Kölner Stadt-Anzeiger
Martin Oehlen

Herman van Veen eröffnete das dritte Internationale Liederfestival in Köln
Sehnsucht nach dem Positiven

Gefeiert: der Clown, Sänger, Lyriker

15 mrt 1982

Nun singen sie wieder. Bereits zum dritten Mal findet in diesen Märztagen auf Kölner Theaterbrettern das Internationale Liederfestival statt, das der Westdeutsche Rundfunk gemeinsam mit dem Schauspielfo- rum Kölner Bürger produziert. Da nicht Hinz und Kunz, wohl aber überwiegend namhafte Vertreter der Gattung eingeladen wurden, war der Kartenabsatz kaum ein Problem: das Liederfestival läuft.


Gestartet wurde der Sangesreigen mit Hollands Herman van Veen, der drei Stunden lang im ausverkauften Schauspielhaus agierte. Vom Kind bis zum Senior, vom Latzhosenträger bis zum Bundesforschungsminister drängten sich die Fans in die Stuhlreihen, um den albernden, schäkernden, jammernden, säuselnden, sanften Mann mit der markanten Haarfreiheit auf dem Haupt zu hören und zu sehen.

Erwartungsgemäß strafte van Veen den Titel des Festivals Lügen. Denn "nur" ein Liedermacher ist er beileibe nicht. Jedenfalls läßt sich wesentlicher Spaß auch aus seinen clownesken Darbietungen gewinnen.
Leider brachte er vor der Pause von seinem Komiktalent nur wenig ein. Um so mehr sehnte man sich danach, da seine musikalisch-szenische Präsentation in der ersten Halbzeit zuweilen arg monoton anmutete.

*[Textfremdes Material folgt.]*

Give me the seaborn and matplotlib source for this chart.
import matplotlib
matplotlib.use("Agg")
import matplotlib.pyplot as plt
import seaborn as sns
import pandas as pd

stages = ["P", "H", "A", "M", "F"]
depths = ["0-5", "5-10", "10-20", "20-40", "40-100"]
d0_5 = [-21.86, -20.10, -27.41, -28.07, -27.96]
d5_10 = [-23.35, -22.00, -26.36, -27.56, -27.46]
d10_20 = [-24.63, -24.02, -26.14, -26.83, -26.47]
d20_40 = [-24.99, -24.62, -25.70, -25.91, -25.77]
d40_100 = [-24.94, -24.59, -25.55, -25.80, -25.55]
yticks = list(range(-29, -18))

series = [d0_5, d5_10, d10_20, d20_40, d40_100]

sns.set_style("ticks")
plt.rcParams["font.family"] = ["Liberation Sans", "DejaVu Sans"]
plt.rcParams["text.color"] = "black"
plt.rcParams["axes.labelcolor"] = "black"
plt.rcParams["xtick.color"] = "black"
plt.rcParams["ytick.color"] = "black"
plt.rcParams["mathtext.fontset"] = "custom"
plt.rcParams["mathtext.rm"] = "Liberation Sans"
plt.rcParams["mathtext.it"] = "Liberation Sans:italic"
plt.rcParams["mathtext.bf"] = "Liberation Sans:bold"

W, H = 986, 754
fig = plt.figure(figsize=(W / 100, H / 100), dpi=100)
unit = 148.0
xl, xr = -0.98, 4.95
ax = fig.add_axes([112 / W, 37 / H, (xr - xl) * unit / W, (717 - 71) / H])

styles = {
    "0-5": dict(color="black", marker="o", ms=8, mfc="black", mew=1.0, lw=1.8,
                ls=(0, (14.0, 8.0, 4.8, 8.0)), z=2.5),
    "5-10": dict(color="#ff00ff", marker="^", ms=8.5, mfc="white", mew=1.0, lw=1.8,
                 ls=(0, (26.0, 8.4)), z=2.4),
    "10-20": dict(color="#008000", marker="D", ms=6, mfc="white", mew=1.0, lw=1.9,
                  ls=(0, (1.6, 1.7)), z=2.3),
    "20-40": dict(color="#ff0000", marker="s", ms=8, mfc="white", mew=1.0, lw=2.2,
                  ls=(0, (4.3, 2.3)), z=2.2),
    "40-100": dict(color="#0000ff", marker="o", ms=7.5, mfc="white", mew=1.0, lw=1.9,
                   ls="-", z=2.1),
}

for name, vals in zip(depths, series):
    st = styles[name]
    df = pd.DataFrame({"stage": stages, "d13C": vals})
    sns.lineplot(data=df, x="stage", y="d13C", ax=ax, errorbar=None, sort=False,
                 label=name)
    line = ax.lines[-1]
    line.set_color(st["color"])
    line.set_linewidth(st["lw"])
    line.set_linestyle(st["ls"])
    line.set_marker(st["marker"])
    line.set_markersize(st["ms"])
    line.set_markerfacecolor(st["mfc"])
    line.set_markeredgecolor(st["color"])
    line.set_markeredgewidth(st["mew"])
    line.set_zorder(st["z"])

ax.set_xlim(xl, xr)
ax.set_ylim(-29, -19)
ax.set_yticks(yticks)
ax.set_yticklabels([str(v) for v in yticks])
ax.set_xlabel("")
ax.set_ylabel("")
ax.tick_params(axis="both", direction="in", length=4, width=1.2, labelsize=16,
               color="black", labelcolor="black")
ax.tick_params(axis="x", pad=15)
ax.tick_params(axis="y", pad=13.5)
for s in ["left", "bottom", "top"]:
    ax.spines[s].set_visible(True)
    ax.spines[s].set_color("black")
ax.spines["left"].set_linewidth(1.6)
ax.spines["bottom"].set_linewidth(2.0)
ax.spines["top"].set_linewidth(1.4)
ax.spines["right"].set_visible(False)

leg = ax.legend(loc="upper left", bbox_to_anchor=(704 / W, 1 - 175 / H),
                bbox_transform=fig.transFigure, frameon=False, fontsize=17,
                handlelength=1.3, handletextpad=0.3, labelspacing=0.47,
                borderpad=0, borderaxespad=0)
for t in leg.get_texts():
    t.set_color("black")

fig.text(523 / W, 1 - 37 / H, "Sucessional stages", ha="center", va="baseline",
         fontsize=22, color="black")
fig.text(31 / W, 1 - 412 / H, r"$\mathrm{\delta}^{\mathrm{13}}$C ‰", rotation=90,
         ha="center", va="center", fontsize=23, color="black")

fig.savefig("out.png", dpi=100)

Sicher ist es richtig, gegen Anpasser und Leuteschinder, Heuchler und Kriegstreiber zu singen. Wenn aber jeder zweite Halbsatz davon handelt, wird's ein wenig fad. Befördert wurde die betuliche Atmosphäre zu jenem Zeitpunkt noch durch die flauschige Begleitmusik der dreiköpfigen Band.
Schwung kam in die Veranstaltung, als van Veen nach der Pause häufiger seine amüsanten Seiten zur Schau stellte. Seine Persiflagen auf gängige Musikrichtungen gehörten - neben manch schön Agressivem und auch Zartem - zum Besten des Kölner Abends (an dem er sich aus Versehen einmal in Düsseldorf befindlich glaubte). Als er sich gar als "Spermi Hermi" ausgab, der den Blues singt ("Ha! Ha! Ha! Ha! Hatschi!"), erreichte der Begeisterungspegel beim meist jugendlichen Publikum den maximalen Anschlag.

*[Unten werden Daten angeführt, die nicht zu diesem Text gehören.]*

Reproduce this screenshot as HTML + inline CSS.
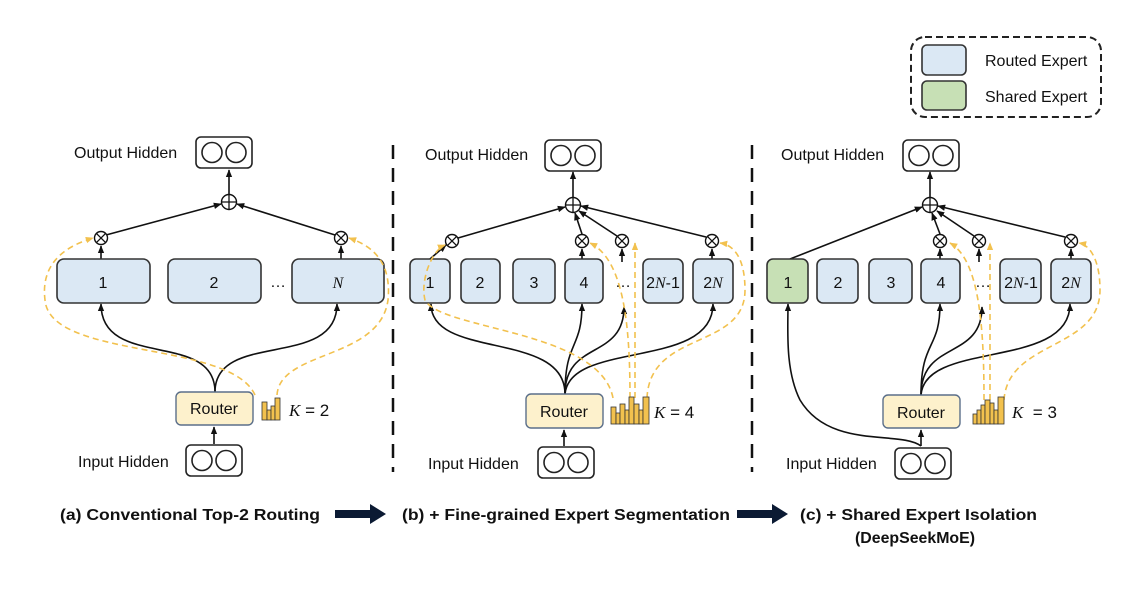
<!DOCTYPE html>
<html><head><meta charset="utf-8"><style>
html,body{margin:0;padding:0;background:#fff}
svg{display:block}
text{font-family:"Liberation Sans",sans-serif;fill:#111}
.e{fill:#dbe8f4;stroke:#333;stroke-width:1.6}
.g{fill:#c7e0b5;stroke:#333;stroke-width:1.6}
.r{fill:#fdf1cc;stroke:#5b6f8a;stroke-width:1.4}
.b{fill:#fff;stroke:#222;stroke-width:1.6}
.l{fill:none;stroke:#111;stroke-width:1.6}
.y{fill:none;stroke:#f2c14e;stroke-width:1.6;stroke-dasharray:6 4}
.c{fill:#fff;stroke:#111;stroke-width:1.4}
.lab{font-size:16px}
.num{font-size:16px;text-anchor:middle}
.it{font-family:"Liberation Serif",serif;font-style:italic}
.cap{font-size:16px;font-weight:bold}
</style></head><body>
<svg width="1144" height="594" viewBox="0 0 1144 594" xmlns="http://www.w3.org/2000/svg">
<defs>
<marker id="a" viewBox="0 0 10 10" refX="9" refY="5" markerWidth="5" markerHeight="5" orient="auto"><path d="M0,1 L10,5 L0,9z" fill="#111"/></marker>
<marker id="ay" viewBox="0 0 10 10" refX="9" refY="5" markerWidth="5" markerHeight="5" orient="auto"><path d="M0,1 L10,5 L0,9z" fill="#f2c14e"/></marker>
<g id="hid"><rect x="0" y="0" width="56" height="31" rx="5" class="b"/><circle cx="16" cy="15.5" r="10" class="b"/><circle cx="40" cy="15.5" r="10" class="b"/></g>
<g id="plus"><circle r="7.5" class="c"/><path d="M-7.5,0H7.5M0,-7.5V7.5" stroke="#111" stroke-width="1.3"/></g>
<g id="tim"><circle r="6.5" class="c"/><path d="M-4.6,-4.6L4.6,4.6M4.6,-4.6L-4.6,4.6" stroke="#111" stroke-width="1.3"/></g>
</defs>

<!-- dividers -->
<line x1="393" y1="145" x2="393" y2="472" stroke="#111" stroke-width="2.5" stroke-dasharray="14 9"/>
<line x1="752" y1="145" x2="752" y2="472" stroke="#111" stroke-width="2.5" stroke-dasharray="14 9"/>

<!-- legend -->
<rect x="911" y="37" width="190" height="80" rx="14" fill="none" stroke="#222" stroke-width="2" stroke-dasharray="7 4"/>
<rect x="922" y="45" width="44" height="30" rx="5" class="e"/>
<rect x="922" y="81" width="44" height="29" rx="5" class="g"/>
<text x="985" y="66" class="lab" font-size="15">Routed Expert</text>
<text x="985" y="102" class="lab" font-size="15">Shared Expert</text>

<!-- ===== Panel a ===== -->
<text x="74" y="158" class="lab">Output Hidden</text>
<use href="#hid" x="196" y="137"/>
<line x1="229" y1="195" x2="229" y2="170" class="l" marker-end="url(#a)"/>
<line x1="106" y1="235" x2="221" y2="204" class="l" marker-end="url(#a)"/>
<line x1="335" y1="235" x2="237" y2="204" class="l" marker-end="url(#a)"/>
<use href="#plus" x="229" y="202"/>
<use href="#tim" x="101" y="238"/><use href="#tim" x="341" y="238"/>
<line x1="101" y1="259" x2="101" y2="246" class="l" marker-end="url(#a)"/>
<line x1="341" y1="259" x2="341" y2="246" class="l" marker-end="url(#a)"/>
<rect x="57" y="259" width="93" height="44" rx="7" class="e"/>
<rect x="168" y="259" width="93" height="44" rx="7" class="e"/>
<rect x="292" y="259" width="92" height="44" rx="7" class="e"/>
<text x="103" y="288" class="num">1</text><text x="214" y="288" class="num">2</text>
<text x="278" y="287" class="num">…</text><text x="338" y="288" class="num it">N</text>
<path d="M215,392 C215,330 101,370 101,304" class="l" marker-end="url(#a)"/>
<path d="M215,392 C215,330 337,370 337,304" class="l" marker-end="url(#a)"/>
<path d="M255,395 C230,340 50,360 45,300 C40,260 70,245 93,238" class="y" marker-end="url(#ay)"/>
<path d="M277,395 C280,350 380,360 388,300 C392,260 370,245 349,238" class="y" marker-end="url(#ay)"/>
<rect x="176" y="392" width="77" height="33" rx="5" class="r"/>
<text x="214" y="414" class="num">Router</text>
<g fill="#f2c14e" stroke="#333" stroke-width="0.8"><rect x="262" y="402" width="5" height="18"/><rect x="267" y="410" width="4" height="10"/><rect x="271" y="406" width="4" height="14"/><rect x="275" y="398" width="5" height="22"/></g>
<text x="289" y="416" font-size="17"><tspan class="it">K</tspan> = 2</text>
<line x1="214" y1="444" x2="214" y2="427" class="l" marker-end="url(#a)"/>
<text x="78" y="467" class="lab">Input Hidden</text>
<use href="#hid" x="186" y="445"/>

<!-- ===== Panel b ===== -->
<text x="425" y="160" class="lab">Output Hidden</text>
<use href="#hid" x="545" y="140"/>
<line x1="573" y1="198" x2="573" y2="172" class="l" marker-end="url(#a)"/>
<line x1="458" y1="238" x2="565" y2="207" class="l" marker-end="url(#a)"/>
<line x1="582" y1="234" x2="575" y2="213" class="l" marker-end="url(#a)"/>
<line x1="617" y1="236" x2="579" y2="211" class="l" marker-end="url(#a)"/>
<line x1="706" y1="237" x2="581" y2="206" class="l" marker-end="url(#a)"/>
<use href="#plus" x="573" y="205"/>
<use href="#tim" x="452" y="241"/><use href="#tim" x="582" y="241"/><use href="#tim" x="622" y="241"/><use href="#tim" x="712" y="241"/>
<line x1="430" y1="259" x2="446" y2="245" class="l" marker-end="url(#a)"/>
<line x1="582" y1="259" x2="582" y2="249" class="l" marker-end="url(#a)"/>
<line x1="622" y1="262" x2="622" y2="249" class="l" marker-end="url(#a)"/>
<line x1="712" y1="259" x2="712" y2="249" class="l" marker-end="url(#a)"/>
<rect x="410" y="259" width="40" height="44" rx="6" class="e"/>
<rect x="461" y="259" width="39" height="44" rx="6" class="e"/>
<rect x="513" y="259" width="42" height="44" rx="6" class="e"/>
<rect x="565" y="259" width="38" height="44" rx="6" class="e"/>
<rect x="643" y="259" width="40" height="44" rx="6" class="e"/>
<rect x="693" y="259" width="40" height="44" rx="6" class="e"/>
<text x="430" y="288" class="num">1</text><text x="480" y="288" class="num">2</text><text x="534" y="288" class="num">3</text><text x="584" y="288" class="num">4</text>
<text x="623" y="287" class="num">…</text>
<text x="663" y="288" class="num">2<tspan class="it">N</tspan>-1</text><text x="713" y="288" class="num">2<tspan class="it">N</tspan></text>
<path d="M565,394 C565,330 431,360 431,304" class="l" marker-end="url(#a)"/>
<path d="M565,394 C565,340 582,350 582,304" class="l" marker-end="url(#a)"/>
<path d="M565,394 C565,340 624,360 624,307" class="l" marker-end="url(#a)"/>
<path d="M565,394 C570,340 713,370 713,304" class="l" marker-end="url(#a)"/>
<path d="M613,398 C600,330 440,330 425,300 C420,280 432,250 445,245" class="y" marker-end="url(#ay)"/>
<path d="M630,398 C630,330 625,260 590,243" class="y" marker-end="url(#ay)"/>
<path d="M635,398 L635,243" class="y" marker-end="url(#ay)"/>
<path d="M647,398 C650,330 745,350 745,290 C745,260 735,245 720,243" class="y" marker-end="url(#ay)"/>
<rect x="526" y="394" width="77" height="34" rx="5" class="r"/>
<text x="564" y="417" class="num">Router</text>
<g fill="#f2c14e" stroke="#333" stroke-width="0.8"><rect x="611" y="407" width="5" height="17"/><rect x="616" y="413" width="4" height="11"/><rect x="620" y="404" width="5" height="20"/><rect x="625" y="410" width="4" height="14"/><rect x="629" y="397" width="5" height="27"/><rect x="634" y="404" width="5" height="20"/><rect x="639" y="410" width="4" height="14"/><rect x="643" y="397" width="6" height="27"/></g>
<text x="654" y="418" font-size="17"><tspan class="it">K</tspan> = 4</text>
<line x1="564" y1="446" x2="564" y2="430" class="l" marker-end="url(#a)"/>
<text x="428" y="469" class="lab">Input Hidden</text>
<use href="#hid" x="538" y="447"/>

<!-- ===== Panel c ===== -->
<text x="781" y="160" class="lab">Output Hidden</text>
<use href="#hid" x="903" y="140"/>
<line x1="930" y1="198" x2="930" y2="172" class="l" marker-end="url(#a)"/>
<line x1="790" y1="259" x2="922" y2="207" class="l" marker-end="url(#a)"/>
<line x1="940" y1="234" x2="932" y2="213" class="l" marker-end="url(#a)"/>
<line x1="974" y1="236" x2="937" y2="211" class="l" marker-end="url(#a)"/>
<line x1="1065" y1="237" x2="938" y2="206" class="l" marker-end="url(#a)"/>
<use href="#plus" x="930" y="205"/>
<use href="#tim" x="940" y="241"/><use href="#tim" x="979" y="241"/><use href="#tim" x="1071" y="241"/>
<line x1="940" y1="259" x2="940" y2="249" class="l" marker-end="url(#a)"/>
<line x1="979" y1="262" x2="979" y2="249" class="l" marker-end="url(#a)"/>
<line x1="1071" y1="259" x2="1071" y2="249" class="l" marker-end="url(#a)"/>
<rect x="767" y="259" width="41" height="44" rx="6" class="g"/>
<rect x="817" y="259" width="41" height="44" rx="6" class="e"/>
<rect x="869" y="259" width="43" height="44" rx="6" class="e"/>
<rect x="921" y="259" width="39" height="44" rx="6" class="e"/>
<rect x="1000" y="259" width="41" height="44" rx="6" class="e"/>
<rect x="1051" y="259" width="40" height="44" rx="6" class="e"/>
<text x="788" y="288" class="num">1</text><text x="838" y="288" class="num">2</text><text x="891" y="288" class="num">3</text><text x="941" y="288" class="num">4</text>
<text x="983" y="287" class="num">…</text>
<text x="1021" y="288" class="num">2<tspan class="it">N</tspan>-1</text><text x="1071" y="288" class="num">2<tspan class="it">N</tspan></text>
<path d="M921,446 C900,430 830,450 800,400 C785,370 788,330 788,304" class="l" marker-end="url(#a)"/>
<path d="M921,395 C921,340 940,350 940,304" class="l" marker-end="url(#a)"/>
<path d="M921,395 C921,340 982,360 982,307" class="l" marker-end="url(#a)"/>
<path d="M921,395 C925,340 1070,370 1070,304" class="l" marker-end="url(#a)"/>
<path d="M984,400 C984,330 980,260 950,243" class="y" marker-end="url(#ay)"/>
<path d="M990,400 L990,243" class="y" marker-end="url(#ay)"/>
<path d="M1004,400 C1008,340 1100,350 1100,290 C1100,260 1090,245 1079,243" class="y" marker-end="url(#ay)"/>
<rect x="883" y="395" width="77" height="33" rx="5" class="r"/>
<text x="921" y="418" class="num">Router</text>
<g fill="#f2c14e" stroke="#333" stroke-width="0.8"><rect x="973" y="414" width="4" height="10"/><rect x="977" y="410" width="4" height="14"/><rect x="981" y="405" width="4" height="19"/><rect x="985" y="400" width="5" height="24"/><rect x="990" y="403" width="4" height="21"/><rect x="994" y="410" width="4" height="14"/><rect x="998" y="397" width="6" height="27"/></g>
<text x="1012" y="418" font-size="17"><tspan class="it">K</tspan>&#160; = 3</text>
<line x1="921" y1="446" x2="921" y2="430" class="l" marker-end="url(#a)"/>
<text x="786" y="469" class="lab">Input Hidden</text>
<use href="#hid" x="895" y="448"/>

<!-- captions -->
<text x="60" y="520" class="cap" textLength="260" lengthAdjust="spacingAndGlyphs">(a) Conventional Top-2 Routing</text>
<path d="M335,510 H370 V504 L386,514 L370,524 V518 H335z" fill="#0b1a33"/>
<text x="402" y="520" class="cap" textLength="328" lengthAdjust="spacingAndGlyphs">(b) + Fine-grained Expert Segmentation</text>
<path d="M737,510 H772 V504 L788,514 L772,524 V518 H737z" fill="#0b1a33"/>
<text x="800" y="520" class="cap" textLength="237" lengthAdjust="spacingAndGlyphs">(c) + Shared Expert Isolation</text>
<text x="855" y="543" class="cap" textLength="120" lengthAdjust="spacingAndGlyphs">(DeepSeekMoE)</text>
</svg>
</body></html>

Zweifellos lohnte sich auch der Lyriker van Veen, der immer wieder vom Kummer der Welt erzählte. Seltener war von ihrer Schönheit die Rede, von der er eine Ahnung hat: "Glaube aufrichtig daran, daß die Welt als Gegebenheit vollkommen und gut ist." Daß die Nutzung dieser Erdkugel durch die Menschen jedoch manches trübt, deutete nicht zuletzt der Maschenzaun an, der im Hintergrund der Bühne aufragte.
Eines seiner schönsten Lieder ("Einsam, zweisam, dreisam"), die allesamt von Thomas Woit- kewitsch ins Deutsche übertragen wurden, sang van Veen nach vielen Zugaben leider erst zu allerletzt, als schon die meisten in die kühle Nacht entflohen waren. Dann aber konnte nichts mehr den schauspielernden Sänger von der Dusche abhalten - auch nicht die letzten Getreuen, die kurz vor Mitternacht ein "Happy Birthday" anstimmten: 37 Jahre alt wurde am Sonntag der große Sanfte, der von Träumern und Aufmüpfigen schwärmt, dem Generäle und Im-Trott-Geher zuwider sind und der sich so sehr sehnt "nach einem positiven Geräusch."